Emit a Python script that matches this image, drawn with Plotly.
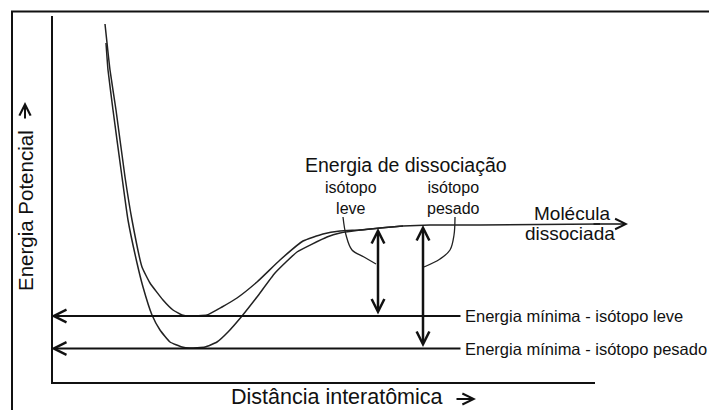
import plotly.graph_objects as go

# potential energy curves (distance r, energy E, arbitrary units)
r_leve = [53, 58, 64, 73, 80, 90, 98, 111, 121, 130, 138, 155, 170, 185, 205, 228, 251, 271, 288, 308, 328, 351, 378, 428, 548]
e_leve = [359, 313, 273, 206, 163, 116, 100, 83, 73, 68, 67, 68, 76, 85, 101, 123, 142, 149, 152, 153, 155, 157, 158, 158, 159]
r_pesado = [54, 56, 61, 70, 76, 85, 91, 100, 108, 118, 130, 138, 153, 165, 176, 190, 205, 223, 245, 275, 288, 308, 328, 351]
e_pesado = [340, 313, 273, 206, 163, 120, 96, 68, 53, 41, 36, 35, 36, 41, 51, 67, 86, 110, 131, 146, 150, 153, 155, 157]

# minimum energies and dissociation level
e_min_leve = 67
e_min_pesado = 34.5
e_diss_leve = 155
e_diss_pesado = 158
r_arrow_leve = 326
r_arrow_pesado = 371
r_min_lines_end = 410
r_diss_end = 576

# curly labels pointing to the dissociation arrows
brace_leve_r = [291, 294, 300, 312, 324]
brace_leve_e = [166, 148, 133, 126, 119]
brace_pesado_r = [403, 402, 398, 388, 372]
brace_pesado_e = [166, 148, 133, 124, 116]

FONT = "Liberation Sans, Arial, sans-serif"
INK = "#111111"

fig = go.Figure()

fig.add_trace(go.Scatter(x=r_leve, y=e_leve, mode="lines",
                         line=dict(color="#222", width=1.5, shape="spline", smoothing=0.4)))
fig.add_trace(go.Scatter(x=r_pesado, y=e_pesado, mode="lines",
                         line=dict(color="#222", width=1.5, shape="spline", smoothing=0.4)))
for br, be in [(brace_leve_r, brace_leve_e), (brace_pesado_r, brace_pesado_e)]:
    fig.add_trace(go.Scatter(x=br, y=be, mode="lines",
                             line=dict(color="#222", width=1.3, shape="spline")))

# axes (L shape) and outer frame
fig.add_shape(type="path", path="M 0 367 L 0 0 L 543 0",
              line=dict(color=INK, width=2))
fig.add_shape(type="rect", x0=-40, y0=371.5, x1=700, y1=-60,
              line=dict(color=INK, width=2))

arrow_common = dict(text="", showarrow=True, xref="x", yref="y", axref="x", ayref="y",
                    arrowcolor=INK)

# horizontal minimum-energy lines pointing left
for e in [e_min_leve, e_min_pesado]:
    fig.add_annotation(x=-1, y=e, ax=r_min_lines_end, ay=e,
                       arrowhead=5, arrowsize=1.25, arrowwidth=2, **arrow_common)

# vertical dissociation energy arrows
for r, e0, e1 in [(r_arrow_leve, e_min_leve, e_diss_leve),
                  (r_arrow_pesado, e_min_pesado, e_diss_pesado)]:
    fig.add_annotation(x=r, y=e1, ax=r, ay=e0, arrowside="end+start",
                       arrowhead=5, startarrowhead=5, arrowsize=1.0, startarrowsize=1.0,
                       arrowwidth=2.5, **arrow_common)

# dissociated molecule arrow
fig.add_annotation(x=r_diss_end, y=159, ax=540, ay=159,
                   arrowhead=5, arrowsize=1.3, arrowwidth=1.6, **arrow_common)

# axis title arrows
fig.add_annotation(x=424, y=-16, ax=403, ay=-16,
                   arrowhead=5, arrowsize=1.1, arrowwidth=2, **arrow_common)
fig.add_annotation(x=-27, y=281, ax=-27, ay=263,
                   arrowhead=5, arrowsize=1.1, arrowwidth=2, **arrow_common)


def label(text, x, y, size, xanchor="center", **kw):
    fig.add_annotation(text=text, x=x, y=y, xref="x", yref="y", showarrow=False,
                       xanchor=xanchor, yanchor="middle",
                       font=dict(family=FONT, size=size, color=INK), **kw)


label("Energia mínima - isótopo leve", 411, e_min_leve, 16.5, xanchor="left")
label("Energia mínima - isótopo pesado", 411, e_min_pesado, 16.5, xanchor="left")
label("Energia de dissociação", 354, 218, 19.5)
label("isótopo<br>leve", 299, 185, 16)
label("isótopo<br>pesado", 401, 185, 16)
label("Molécula", 520, 170, 19)
label("dissociada", 518, 150, 19)
label("Distância interatômica", 285, -14, 21.5)
label("Energia Potencial", -27, 172, 20.5, textangle=-90)

fig.update_layout(
    width=709, height=410,
    margin=dict(l=0, r=0, t=0, b=0),
    paper_bgcolor="white", plot_bgcolor="white",
    showlegend=False,
    xaxis=dict(range=[-52, 657], visible=False, fixedrange=True),
    yaxis=dict(range=[-27, 383], visible=False, fixedrange=True),
)

fig.write_html("out.html", config={"displayModeBar": False},
               post_script="document.body.style.margin='0';")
====================
**Requirements:**
Make an exact copy of the data above, pictures excluded.

**Problem solution:**
Emit a Python script that matches this image, drawn with Plotly.
import plotly.graph_objects as go

# potential energy curves (distance r, energy E, arbitrary units)
r_leve = [53, 58, 64, 73, 80, 90, 98, 111, 121, 130, 138, 155, 170, 185, 205, 228, 251, 271, 288, 308, 328, 351, 378, 428, 548]
e_leve = [359, 313, 273, 206, 163, 116, 100, 83, 73, 68, 67, 68, 76, 85, 101, 123, 142, 149, 152, 153, 155, 157, 158, 158, 159]
r_pesado = [54, 56, 61, 70, 76, 85, 91, 100, 108, 118, 130, 138, 153, 165, 176, 190, 205, 223, 245, 275, 288, 308, 328, 351]
e_pesado = [340, 313, 273, 206, 163, 120, 96, 68, 53, 41, 36, 35, 36, 41, 51, 67, 86, 110, 131, 146, 150, 153, 155, 157]

# minimum energies and dissociation level
e_min_leve = 67
e_min_pesado = 34.5
e_diss_leve = 155
e_diss_pesado = 158
r_arrow_leve = 326
r_arrow_pesado = 371
r_min_lines_end = 410
r_diss_end = 576

# curly labels pointing to the dissociation arrows
brace_leve_r = [291, 294, 300, 312, 324]
brace_leve_e = [166, 148, 133, 126, 119]
brace_pesado_r = [403, 402, 398, 388, 372]
brace_pesado_e = [166, 148, 133, 124, 116]

FONT = "Liberation Sans, Arial, sans-serif"
INK = "#111111"

fig = go.Figure()

fig.add_trace(go.Scatter(x=r_leve, y=e_leve, mode="lines",
                         line=dict(color="#222", width=1.5, shape="spline", smoothing=0.4)))
fig.add_trace(go.Scatter(x=r_pesado, y=e_pesado, mode="lines",
                         line=dict(color="#222", width=1.5, shape="spline", smoothing=0.4)))
for br, be in [(brace_leve_r, brace_leve_e), (brace_pesado_r, brace_pesado_e)]:
    fig.add_trace(go.Scatter(x=br, y=be, mode="lines",
                             line=dict(color="#222", width=1.3, shape="spline")))

# axes (L shape) and outer frame
fig.add_shape(type="path", path="M 0 367 L 0 0 L 543 0",
              line=dict(color=INK, width=2))
fig.add_shape(type="rect", x0=-40, y0=371.5, x1=700, y1=-60,
              line=dict(color=INK, width=2))

arrow_common = dict(text="", showarrow=True, xref="x", yref="y", axref="x", ayref="y",
                    arrowcolor=INK)

# horizontal minimum-energy lines pointing left
for e in [e_min_leve, e_min_pesado]:
    fig.add_annotation(x=-1, y=e, ax=r_min_lines_end, ay=e,
                       arrowhead=5, arrowsize=1.25, arrowwidth=2, **arrow_common)

# vertical dissociation energy arrows
for r, e0, e1 in [(r_arrow_leve, e_min_leve, e_diss_leve),
                  (r_arrow_pesado, e_min_pesado, e_diss_pesado)]:
    fig.add_annotation(x=r, y=e1, ax=r, ay=e0, arrowside="end+start",
                       arrowhead=5, startarrowhead=5, arrowsize=1.0, startarrowsize=1.0,
                       arrowwidth=2.5, **arrow_common)

# dissociated molecule arrow
fig.add_annotation(x=r_diss_end, y=159, ax=540, ay=159,
                   arrowhead=5, arrowsize=1.3, arrowwidth=1.6, **arrow_common)

# axis title arrows
fig.add_annotation(x=424, y=-16, ax=403, ay=-16,
                   arrowhead=5, arrowsize=1.1, arrowwidth=2, **arrow_common)
fig.add_annotation(x=-27, y=281, ax=-27, ay=263,
                   arrowhead=5, arrowsize=1.1, arrowwidth=2, **arrow_common)


def label(text, x, y, size, xanchor="center", **kw):
    fig.add_annotation(text=text, x=x, y=y, xref="x", yref="y", showarrow=False,
                       xanchor=xanchor, yanchor="middle",
                       font=dict(family=FONT, size=size, color=INK), **kw)


label("Energia mínima - isótopo leve", 411, e_min_leve, 16.5, xanchor="left")
label("Energia mínima - isótopo pesado", 411, e_min_pesado, 16.5, xanchor="left")
label("Energia de dissociação", 354, 218, 19.5)
label("isótopo<br>leve", 299, 185, 16)
label("isótopo<br>pesado", 401, 185, 16)
label("Molécula", 520, 170, 19)
label("dissociada", 518, 150, 19)
label("Distância interatômica", 285, -14, 21.5)
label("Energia Potencial", -27, 172, 20.5, textangle=-90)

fig.update_layout(
    width=709, height=410,
    margin=dict(l=0, r=0, t=0, b=0),
    paper_bgcolor="white", plot_bgcolor="white",
    showlegend=False,
    xaxis=dict(range=[-52, 657], visible=False, fixedrange=True),
    yaxis=dict(range=[-27, 383], visible=False, fixedrange=True),
)

fig.write_html("out.html", config={"displayModeBar": False},
               post_script="document.body.style.margin='0';")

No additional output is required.